Komunikasi empatik
adalah komunikasi yang menunjukkan adanya saling pengertian antara komunikator
dengan komunikan.
Komunikasi ini menciptakan interaksi yang membuat satu pihak
memahami sudut pandang pihak lainnya. Sebagai contoh, auditor meminta kerjasama
dari auditan berupa penyediaan data secara lengkap. Setelah berkomunikasi,
akhirnya auditan memahami kebutuhan auditor dan mengerti bahwa tanpa
bantuannya, maka auditor akan mengalami kesulitan dalam penyelesaian tugas.
Dalam kondisi ini, auditan telah berempati terhadap kebutuhan auditor.
Komunikasi empatik bisa
dipahami dari kata empati. Empati adalah kemampuan seseorang untuk mengetahui
apa yang dialami orang lain pada saat tertentu, dari sudut pandang dan
perspektif orang lain tersebut. Jadi komunikasi empatik dapat menjadi sarana
untuk menjalin saling pengertian antara dua pihak. Berkaitan dengan audit,
komunikasi empatik dapat dijadikan sarana untuk menghapus salah persepsi
auditan atas tujuan audit. Auditan sering mempersepsikan pekerjaan audit
sebagai pekerjaan cari-cari kesalahan. Jika auditor berhasil mengembangkan
komunikasi empatik, maka diharapkan auditan dapat memahami bahwa tujuan utama
dari audit adalah agar auditan dapat menyelesaikan tanggung jawabnya secara lebih
efektif.
Agar komunikasi empatik
tercipta, maka komunikator harus memperlihatkan:
a. Ketertarikan terhadap sudut pandang
komunikan. Sikap ini akan mendorong komunikan untuk lebih terbuka.
b. Sikap sabar untuk tidak memotong
pembicaraan. Banyak informasi yang didapat jika komunikator bersabar untuk
memeroleh penjelasan detail dari sudut pandang komunikan. Jika informasi yang
diperoleh telah cukup dan komunikan hanya berputar-putar menjelaskan hal yang
sama, maka komunikator perlu menyampaikan kembali pengertian yang telah
didapatnya dan menarik perhatian komunikan pada masalah berikutnya.

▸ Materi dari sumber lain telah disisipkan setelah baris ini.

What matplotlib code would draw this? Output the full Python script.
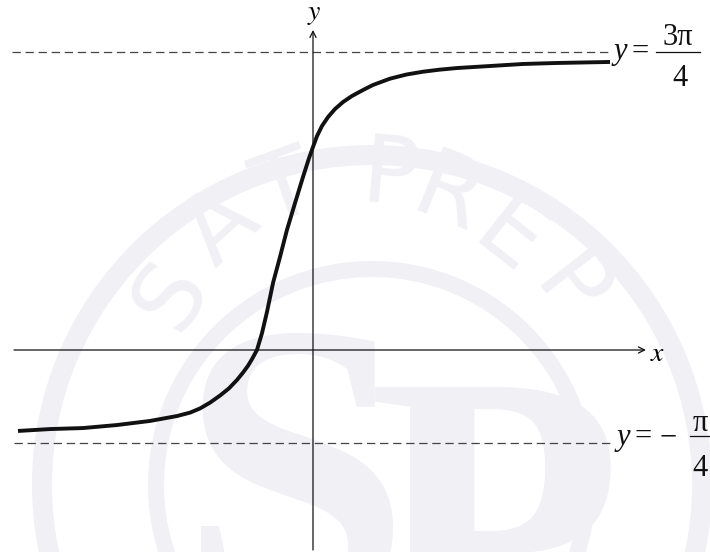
import numpy as np
import matplotlib
matplotlib.use("Agg")
import matplotlib.pyplot as plt
from matplotlib.patches import Wedge

plt.rcParams['mathtext.fontset'] = 'stix'
plt.rcParams['lines.scale_dashes'] = False

# curve (data units)
curve_x = [-2.332, -2.079, -1.818, -1.549, -1.289, -1.075, -0.972, -0.893, -0.814,
           -0.735, -0.664, -0.601, -0.553, -0.514, -0.482, -0.443, -0.403, -0.364,
           -0.316, -0.261, -0.206, -0.142, -0.079, -0.032, 0.0, 0.032, 0.071,
           0.119, 0.174, 0.237, 0.308, 0.395, 0.474, 0.609, 0.740, 0.870, 1.000,
           1.138, 1.399, 1.660, 1.929, 2.348]
curve_y = [-0.640, -0.625, -0.617, -0.593, -0.561, -0.522, -0.495, -0.462, -0.416,
           -0.360, -0.303, -0.237, -0.178, -0.125, -0.072, 0.0, 0.134, 0.300,
           0.530, 0.735, 0.949, 1.162, 1.368, 1.515, 1.605, 1.692, 1.771,
           1.842, 1.905, 1.960, 2.008, 2.055, 2.095, 2.145, 2.178, 2.200, 2.216,
           2.229, 2.245, 2.261, 2.269, 2.277]

# horizontal asymptotes
asym_y = [2.356, -0.735]
asym_x0 = [-2.379, -2.364]
asym_x1 = [2.364, 2.356]

# axes extents
xaxis_range = (-2.364, 2.632)
yaxis_range = (-1.581, 2.530)

W, H = 710, 552
s = 126.5          # pixels per unit
ox, oy = 313, 350  # origin in pixels


def px(x, y):
    return (x - ox) / s, (oy - y) / s


fig = plt.figure(figsize=(W / 100, H / 100), dpi=100)

# faint watermark, in pixel coords (y up)
wm = fig.add_axes([0, 0, 1, 1])
wm.set_xlim(0, W)
wm.set_ylim(0, H)
wm.axis('off')
wcol = '#f0f0f5'
cx, cy = 372, H - 485
wm.add_patch(Wedge((cx, cy), 340, 0, 360, width=20, color=wcol, lw=0))
wm.add_patch(Wedge((cx, cy), 224, 0, 360, width=16, color=wcol, lw=0))
letters = ['S', 'A', 'T', 'P', 'R', 'E', 'P']
let_pos = [(172, 295), (222, 228), (285, 192), (390, 178), (448, 198), (508, 240), (568, 292)]
let_rot = [58, 42, 20, -5, -22, -38, -52]
for ch, (lx, ly), r in zip(letters, let_pos, let_rot):
    wm.text(lx, H - ly, ch, fontsize=68, color=wcol, rotation=r, ha='center', va='center',
            family='DejaVu Sans')
wm.text(295, H - 610, 'S', fontsize=300, color=wcol, ha='center', va='baseline',
        family='Liberation Serif', fontweight='bold')
wm.text(495, H - 660, 'P', fontsize=300, color=wcol, ha='center', va='baseline',
        family='Liberation Serif', fontweight='bold')

# main graph
ax = fig.add_axes([0, 0, 1, 1])
ax.patch.set_alpha(0)
ax.set_xlim(-ox / s, (W - ox) / s)
ax.set_ylim(-(H - oy) / s, oy / s)
ax.axis('off')

ax.annotate('', xy=(xaxis_range[1], 0), xytext=(xaxis_range[0], 0),
            arrowprops=dict(arrowstyle='->', lw=0.9, color='#111111', shrinkA=0, shrinkB=0,
                            mutation_scale=11))
ax.annotate('', xy=(0, yaxis_range[1]), xytext=(0, yaxis_range[0]),
            arrowprops=dict(arrowstyle='->', lw=0.9, color='#111111', shrinkA=0, shrinkB=0,
                            mutation_scale=11))
ax.text(xaxis_range[1] + 0.03, -0.02, r'$x$', fontsize=20, ha='left', va='center')
ax.text(0.01, yaxis_range[1] + 0.02, r'$y$', fontsize=20, ha='center', va='bottom')

for yv, x0, x1 in zip(asym_y, asym_x0, asym_x1):
    ax.plot([x0, x1], [yv, yv], color='#444444', lw=0.9, linestyle=(0, (6, 3.4)))

serif = dict(family='Liberation Serif', fontsize=22, color='#111111')

# label y = 3π/4
ax.text(*px(614, 59), 'y', ha='left', va='baseline', style='italic', **serif)
ax.text(*px(640, 60), '=', ha='center', va='baseline', **serif)
ax.text(*px(678, 45), '3π', ha='center', va='baseline', **serif)
ax.plot(*zip(px(656, 52), px(700, 52)), color='#111111', lw=0.9)
ax.text(*px(680, 86), '4', ha='center', va='baseline', **serif)

# label y = −π/4
ax.text(*px(617, 445), 'y', ha='left', va='baseline', style='italic', **serif)
ax.text(*px(643, 445), '=', ha='center', va='baseline', **serif)
ax.text(*px(668, 445), '−', ha='center', va='baseline', **serif)
ax.text(*px(700, 431), 'π', ha='center', va='baseline', **serif)
ax.plot(*zip(px(690, 436), px(712, 436)), color='#111111', lw=0.9)
ax.text(*px(700, 476), '4', ha='center', va='baseline', **serif)

ax.plot(curve_x, curve_y, color='#111111', lw=2.8, solid_joinstyle='round',
        solid_capstyle='butt')

fig.savefig('out.png', dpi=100)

c. Sikap tenang, meskipun menangkap ungkapan
emosi yang kuat. Beberapa sudut pandang bersifat sangat pribadi, sehingga saat
mengungkapkannya keterlibatan emosi tidak dapat dihindari. Sebagai contoh,
komunikan mengungkapkan kemarahannya saat menceritakan ketidaksetujuannya
terhadap suatu keputusan rapat.
d. Bersikap bebas prasangka, atau tidak
evaluatif, kecuali jika sangat diperlukan. Untuk dapat memahami sudut pandang
orang lain, kita hindari sikap evaluatif. Sikap evaluatif dapat membuat
komunikan menyeleksi hal-hal yang perlu disampaikan dan tidak, dengan
pertimbangan apakah sudut pandangnya akan diterima atau tidak, disetujui atau
tidak, oleh komunikator.
Jika ini terjadi, maka
kita tidak dapat mengerti sudut pandang komunikan dengan benar. Sikap evaluatif
diperlukan ketika komunikan mendesak komunikator untuk menilai pandangan
komunikan.
e. Sikap awas pada isyarat permintaan pilihan
atau saran. Sikap ini memperlihatkan adanya dukungan atau bantuan yang bisa
diharapkan komunikan dari komunikator. Pemberian dukungan dan bantuan akan
mengembangkan empati pada diri auditan, kesiapan untuk membalas dukungan dan
bantuan yang diterimanya.
f. Sikap penuh pengertian. Sebagai contoh,
komunikan mendesak untuk memperoleh persetujuan dari komunikator atas sudut
pandangnya. Komunikator tidak setuju. Komunikator cukup menyatakan bahwa dia
dapat mengerti sudut pandang tersebut, tidak perlu menyatakan persetujuan atau ketidaksetujuannya.